If this is his ONLY reason for requesting a modification, my guess is that at court the Judge will simply deny or dismiss his petition- based on no legal reason exists to modify. You would think that they would automatically refuse to hear the case, sometimes that happens, but most of the time it goes to a hearing even though it is obviously going to be dismissed.

If YOU know that the arrears payment increase is too much, you really need to say it in court. From one point it makes sense that you would want payment as quickly as possible. And IF he has the financial ability to make the higher arrears payments it would benefit him also. The problem seems to be that the increase was based ONLY on the Judge's anger at him, and that is NOT a LEGAL or fair reason to increase the payments. Things like that are what contributes to a NCP NOT paying as he should. So it will really work to everyone's benefit if the Judge bases the arrears payments on his ABILITY to pay, instead of anything else- like anger.
Xena

shedo
10-06-2005, 10:53 AM
I completely understand that her income is NOT reflecting in the child support. But what I don't understand is how much is he liable for footing her bill when she doesnt work. He indicated on the modification order "I am the ONLY provider of a family of five". I guess maybe I should have asked the question.... Is she considered a dependent just like a child would be if she isn't working? Do the courts view her as a dependent if she is NOT working?


I see what your getting hung up on. Her income doesn't matter AND the fact the HE supports her and additional children do NOT matter as well. She is not considered a dependent.

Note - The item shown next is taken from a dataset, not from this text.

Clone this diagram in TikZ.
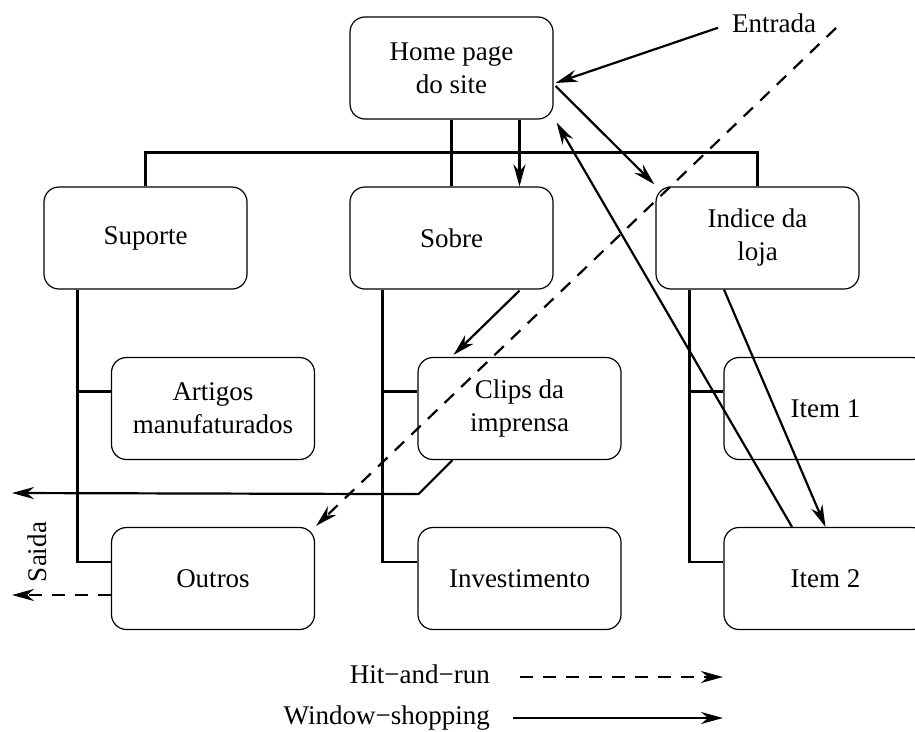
\documentclass[tikz,border=0pt]{standalone}
\usepackage{fontspec}
\setmainfont{Liberation Serif}
\usetikzlibrary{calc,arrows.meta}
\begin{document}
\begin{tikzpicture}[x=1pt,y=-1pt,
  page/.style={draw, rounded corners=15pt, minimum width=203pt, minimum height=102pt,
    line width=1.2pt, align=center, inner sep=0pt, font=\fontsize{27}{33}\selectfont},
  tag/.style={inner sep=0pt, font=\fontsize{27}{33}\selectfont},
  tree/.style={line width=2.2pt},
  tip/.style={-{Stealth[length=22pt,width=12pt,inset=7pt]}},
  walk/.style={line width=2.2pt, tip},
  hitrun/.style={line width=2.2pt, tip, dash pattern=on 13pt off 10pt}]
\clip (0,0) rectangle (915,731);

% site pages
\node[page] (home)    at (451.5,68)  {Home page\\do site};
\node[page] (suporte) at (145.5,238) {Suporte};
\node[page] (sobre)   at (451.5,238) {Sobre};
\node[page] (indice)  at (757.5,238) {Indice da\\loja};
\node[page] (artigos) at (213,408.5) {Artigos\\manufaturados};
\node[page] (clips)   at (519.5,408.5) {Clips da\\imprensa};
\node[page] (item1)   at (825.5,408.5) {Item 1};
\node[page] (outros)  at (213,578.5) {Outros};
\node[page] (invest)  at (519.5,578.5) {Investimento};
\node[page] (item2)   at (825.5,578.5) {Item 2};

% labels
\node[tag, anchor=base west] (entrada) at (732,32) {Entrada};
\node[tag, rotate=90] (saida) at (37,552) {Saida};
\node[tag, anchor=base east] (hitlbl) at (490,683) {Hit−and−run};
\node[tag, anchor=base east] (winlbl) at (490,724) {Window−shopping};

% site hierarchy
\draw[tree] (home.south) -- (sobre.north);
\draw[tree] (suporte.north) -- ++(0,-34) -| (indice.north);
\coordinate (c1) at ($(suporte.south west)+(34,0)$);
\coordinate (c2) at ($(sobre.south west)+(33,0)$);
\coordinate (c3) at ($(indice.south west)+(34,0)$);
\coordinate (b1) at ($(artigos.west)+(0,-17)$);
\coordinate (b2) at ($(clips.west)+(0,-17)$);
\coordinate (b3) at ($(item1.west)+(0,-17)$);
\coordinate (d1) at ($(outros.west)+(0,-16.5)$);
\coordinate (d2) at ($(invest.west)+(0,-16.5)$);
\coordinate (d3) at ($(item2.west)+(0,-16.5)$);
\draw[tree] (c1) |- (d1);
\draw[tree] (c2) |- (d2);
\draw[tree] (c3) |- (d3);
\draw[tree] (c1 |- b1) -- (b1);
\draw[tree] (c2 |- b2) -- (b2);
\draw[tree] (c3 |- b3) -- (b3);

% window-shopping path
\coordinate (exitw) at (12,493);
\draw[walk] ($(entrada.west)+(-14,5)$) -- ($(home.east)+(2,15)$);
\draw[walk] ($(home.east)+(2,18)$) -- ($(indice.north west)+(-1,-2)$);
\draw[walk] ($(home.south)+(68,0)$) -- ($(sobre.north)+(68,0)$);
\draw[walk] ($(sobre.south)+(68,1)$) -- ($(clips.north)+(-66,-2)$);
\draw[walk] ($(indice.south)+(-33.5,0)$) -- (item2.north);
\draw[walk] ($(item2.north)+(-33.5,0)$) -- ($(home.south east)+(3,3)$);
\draw[walk] ($(clips.south)+(-67,0)$) -- ++(-34,34) -- (exitw);

% hit-and-run path
\coordinate (hitin) at (836,28);
\coordinate (exith) at (12,595);
\draw[hitrun] (hitin) -- ($(outros.north east)+(1,-1)$);
\draw[hitrun] ($(outros.west)+(0,16.5)$) -- (exith);

% legend
\coordinate (h1) at (520,677);
\coordinate (h2) at (723,677);
\coordinate (w1) at (513,718);
\coordinate (w2) at (723,718);
\draw[hitrun] (h1) -- (h2);
\draw[walk] (w1) -- (w2);
\end{tikzpicture}
\end{document}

The fact that he has chosen to support a wife who doesn't work is not figured into child support for your kids. She is an adult capable of providing for herself. So I guess if he had legal guardianship over her because she was disabled or something like that, maybe it would be considered, but he is not legally responsible for her because she is an adult. Marriage does not enable a wife (or a husband) to be legally dependent upon thier spouse. Even in alimony there has to be a number of years married before they'll consider that.